The first use of the causative is in Gen. 1:4: “And God divided the light from the darkness.” The verb in the indicative is “separated,” and in the causative becomes “and God caused the light to be separated from the darkness,” or simply, “divided.” I don’t want to make too much of the fact God is the subject in the first use of the causative; I suppose it could have been Adam, or Eve, or the devil. Nevertheless, there is a hint that all causation goes back to God as the Creator. Could it be that the Hebrew language manifests a belief in final purpose, an eschaton growing out of God’s predestination and providential care of history? Hence, a conjugation based on causation.
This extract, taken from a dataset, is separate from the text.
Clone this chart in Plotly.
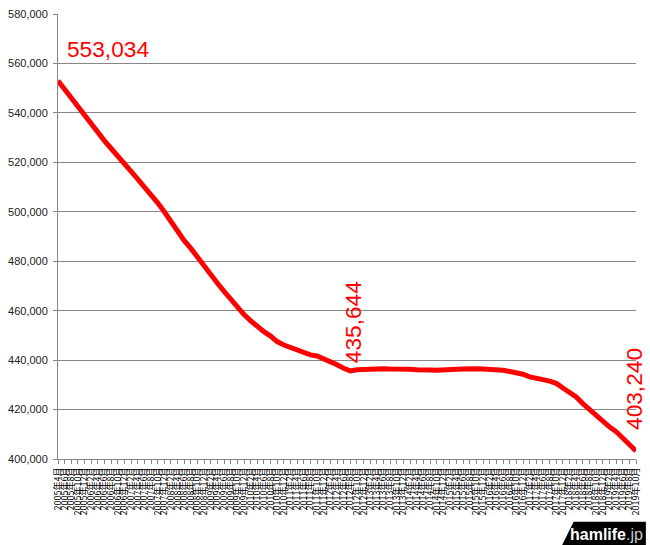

All this is pure speculation, and poor at that, because I’m out here on my own. I am back again to the question, “Why did the Hebrews speak Hebrew?” It amazes me that I suffered erasers and Yiddish deprecations of my mental ability, strange lists of sounds, many years of struggling with large lexicons and word books because I felt I owed my congregations the honesty of sound exegesis (and remember, I did all this backwards), and no one has ever told me WHY the Hebrews used the patterns of word and thought that I simply memorized. It brought me no closer to the interior mind of the Old Testament saints, and consequently, the heart of God. Is there anybody out there that has come across a book, a website, an insight, etc, or am I stuck with the tyranny of the indicative?